• **Data supplied**:
____________________
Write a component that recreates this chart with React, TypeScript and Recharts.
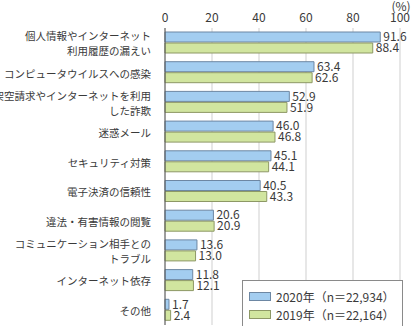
____________________
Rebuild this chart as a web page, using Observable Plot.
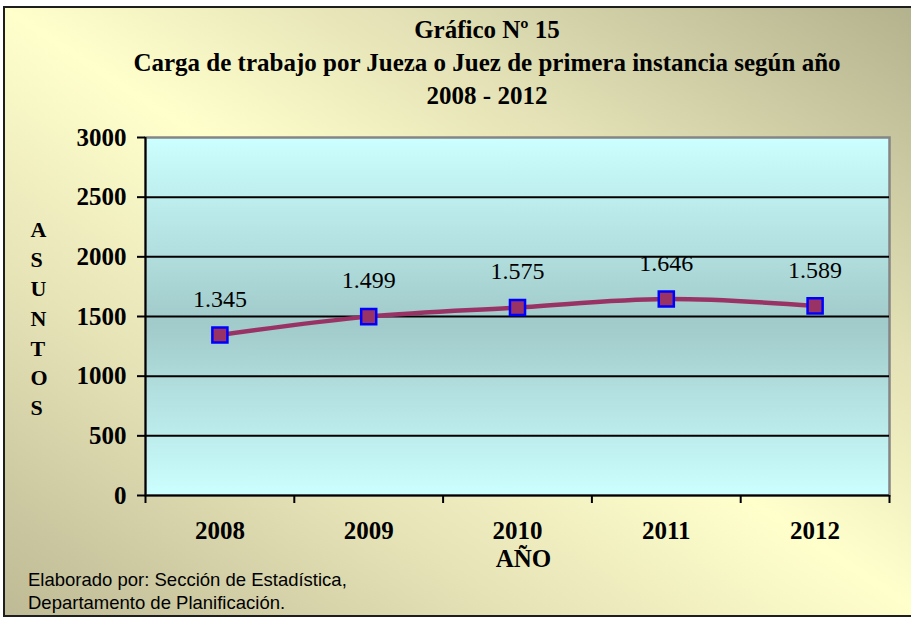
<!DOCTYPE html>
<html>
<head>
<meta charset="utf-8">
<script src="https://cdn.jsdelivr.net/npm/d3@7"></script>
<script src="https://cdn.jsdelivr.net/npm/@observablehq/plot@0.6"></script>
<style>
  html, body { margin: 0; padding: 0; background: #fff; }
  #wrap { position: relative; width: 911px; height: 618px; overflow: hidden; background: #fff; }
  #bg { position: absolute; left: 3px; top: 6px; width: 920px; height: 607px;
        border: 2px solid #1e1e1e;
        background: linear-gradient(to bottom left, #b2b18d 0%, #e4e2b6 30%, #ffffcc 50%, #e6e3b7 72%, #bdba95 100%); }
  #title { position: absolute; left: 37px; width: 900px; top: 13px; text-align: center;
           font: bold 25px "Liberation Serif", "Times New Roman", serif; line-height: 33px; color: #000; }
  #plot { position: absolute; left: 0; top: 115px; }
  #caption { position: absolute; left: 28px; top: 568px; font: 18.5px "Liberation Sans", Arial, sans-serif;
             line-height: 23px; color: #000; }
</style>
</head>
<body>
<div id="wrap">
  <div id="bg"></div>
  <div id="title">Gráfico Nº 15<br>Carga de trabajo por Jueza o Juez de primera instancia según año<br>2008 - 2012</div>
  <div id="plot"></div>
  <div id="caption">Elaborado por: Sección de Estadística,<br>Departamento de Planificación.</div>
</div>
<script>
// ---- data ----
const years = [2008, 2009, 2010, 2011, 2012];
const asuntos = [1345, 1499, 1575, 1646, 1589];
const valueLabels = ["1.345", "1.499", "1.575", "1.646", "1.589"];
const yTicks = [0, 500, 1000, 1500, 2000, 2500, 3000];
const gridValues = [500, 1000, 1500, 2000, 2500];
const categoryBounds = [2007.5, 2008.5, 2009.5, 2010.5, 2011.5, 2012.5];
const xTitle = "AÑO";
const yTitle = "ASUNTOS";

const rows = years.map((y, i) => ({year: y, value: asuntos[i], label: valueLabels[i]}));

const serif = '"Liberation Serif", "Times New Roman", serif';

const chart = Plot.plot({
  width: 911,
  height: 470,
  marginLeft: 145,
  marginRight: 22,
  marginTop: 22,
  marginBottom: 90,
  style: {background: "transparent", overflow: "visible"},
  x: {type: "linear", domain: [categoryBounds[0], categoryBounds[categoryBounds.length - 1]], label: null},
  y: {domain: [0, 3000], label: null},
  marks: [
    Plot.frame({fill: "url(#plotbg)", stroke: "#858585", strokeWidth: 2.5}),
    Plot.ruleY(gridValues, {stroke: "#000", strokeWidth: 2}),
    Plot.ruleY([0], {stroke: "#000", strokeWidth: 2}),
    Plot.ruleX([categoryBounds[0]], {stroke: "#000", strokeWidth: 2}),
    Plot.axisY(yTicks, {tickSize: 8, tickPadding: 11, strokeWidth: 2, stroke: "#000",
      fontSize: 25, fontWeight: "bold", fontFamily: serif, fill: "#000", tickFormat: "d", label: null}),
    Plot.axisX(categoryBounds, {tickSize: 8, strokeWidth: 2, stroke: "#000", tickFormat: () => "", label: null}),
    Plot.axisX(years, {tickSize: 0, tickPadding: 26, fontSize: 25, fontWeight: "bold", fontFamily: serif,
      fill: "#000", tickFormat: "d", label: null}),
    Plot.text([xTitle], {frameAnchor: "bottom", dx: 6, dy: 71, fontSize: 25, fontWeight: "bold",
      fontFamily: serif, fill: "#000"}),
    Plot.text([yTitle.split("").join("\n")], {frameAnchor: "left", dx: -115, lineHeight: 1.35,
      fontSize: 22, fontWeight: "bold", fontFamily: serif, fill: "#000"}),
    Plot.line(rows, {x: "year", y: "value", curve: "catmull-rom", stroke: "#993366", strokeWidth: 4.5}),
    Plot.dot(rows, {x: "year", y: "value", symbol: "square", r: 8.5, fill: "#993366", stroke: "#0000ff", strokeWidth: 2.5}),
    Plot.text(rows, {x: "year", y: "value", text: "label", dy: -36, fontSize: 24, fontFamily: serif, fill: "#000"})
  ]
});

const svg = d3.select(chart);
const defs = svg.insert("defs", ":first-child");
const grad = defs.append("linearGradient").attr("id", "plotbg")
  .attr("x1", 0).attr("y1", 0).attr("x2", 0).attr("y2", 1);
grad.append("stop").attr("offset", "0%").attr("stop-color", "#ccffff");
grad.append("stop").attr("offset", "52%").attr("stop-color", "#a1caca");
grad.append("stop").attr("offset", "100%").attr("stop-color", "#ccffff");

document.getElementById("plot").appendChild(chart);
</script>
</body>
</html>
____________________
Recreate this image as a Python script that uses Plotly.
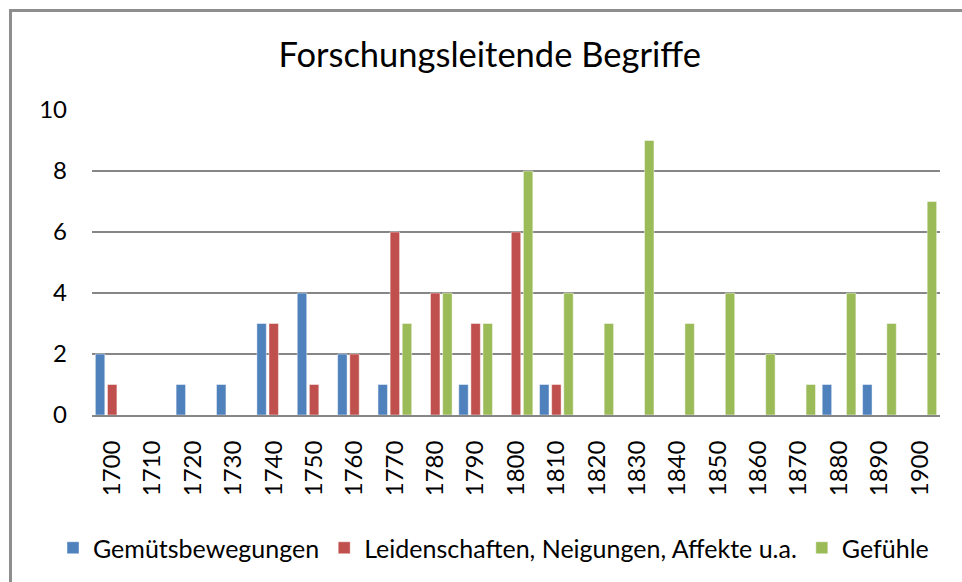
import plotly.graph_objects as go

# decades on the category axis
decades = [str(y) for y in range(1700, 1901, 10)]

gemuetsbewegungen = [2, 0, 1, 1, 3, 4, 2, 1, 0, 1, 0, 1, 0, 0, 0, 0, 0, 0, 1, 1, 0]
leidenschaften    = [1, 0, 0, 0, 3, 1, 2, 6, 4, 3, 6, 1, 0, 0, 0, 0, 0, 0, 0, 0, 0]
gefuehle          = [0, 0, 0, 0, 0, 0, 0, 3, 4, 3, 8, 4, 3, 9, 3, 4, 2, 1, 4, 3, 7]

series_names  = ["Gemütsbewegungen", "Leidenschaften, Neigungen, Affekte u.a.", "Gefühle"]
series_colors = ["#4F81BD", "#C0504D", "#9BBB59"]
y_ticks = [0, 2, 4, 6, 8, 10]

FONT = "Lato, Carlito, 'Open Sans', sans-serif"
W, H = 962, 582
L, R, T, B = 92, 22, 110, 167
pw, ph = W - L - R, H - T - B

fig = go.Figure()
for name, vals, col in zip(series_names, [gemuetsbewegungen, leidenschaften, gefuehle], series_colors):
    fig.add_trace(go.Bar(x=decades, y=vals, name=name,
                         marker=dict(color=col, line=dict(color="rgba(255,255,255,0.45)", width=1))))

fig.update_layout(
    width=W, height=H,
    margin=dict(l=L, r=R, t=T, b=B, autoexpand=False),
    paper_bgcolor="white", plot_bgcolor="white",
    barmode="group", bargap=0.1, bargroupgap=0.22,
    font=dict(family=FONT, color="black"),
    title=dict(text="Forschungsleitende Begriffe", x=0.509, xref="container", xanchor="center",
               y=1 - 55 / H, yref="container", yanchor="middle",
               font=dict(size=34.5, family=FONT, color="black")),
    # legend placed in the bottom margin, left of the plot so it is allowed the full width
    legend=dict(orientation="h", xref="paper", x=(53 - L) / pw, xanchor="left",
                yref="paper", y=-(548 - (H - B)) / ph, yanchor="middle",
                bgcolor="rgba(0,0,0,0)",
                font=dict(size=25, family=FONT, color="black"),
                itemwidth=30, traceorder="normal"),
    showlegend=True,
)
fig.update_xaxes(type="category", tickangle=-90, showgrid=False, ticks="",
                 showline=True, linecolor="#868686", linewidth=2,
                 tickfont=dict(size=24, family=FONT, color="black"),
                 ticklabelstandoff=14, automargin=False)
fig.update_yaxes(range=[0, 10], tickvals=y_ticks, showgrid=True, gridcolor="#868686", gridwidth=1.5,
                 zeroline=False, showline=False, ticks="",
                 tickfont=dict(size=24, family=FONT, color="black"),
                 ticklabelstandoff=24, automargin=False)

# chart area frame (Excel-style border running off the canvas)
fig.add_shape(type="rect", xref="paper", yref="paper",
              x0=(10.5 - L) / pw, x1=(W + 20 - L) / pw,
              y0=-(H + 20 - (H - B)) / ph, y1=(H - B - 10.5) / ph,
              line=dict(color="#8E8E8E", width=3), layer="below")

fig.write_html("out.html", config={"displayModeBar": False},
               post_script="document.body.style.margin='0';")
____________________
• **Problem to work on**: Pick out the part that begins with the line containing "Recreate this image" and finishes with the line containing "decades = [str(y)", both included. Restate it exactly, without images.

• **Expected answer**:
Recreate this image as a Python script that uses Plotly.
import plotly.graph_objects as go

# decades on the category axis
decades = [str(y) for y in range(1700, 1901, 10)]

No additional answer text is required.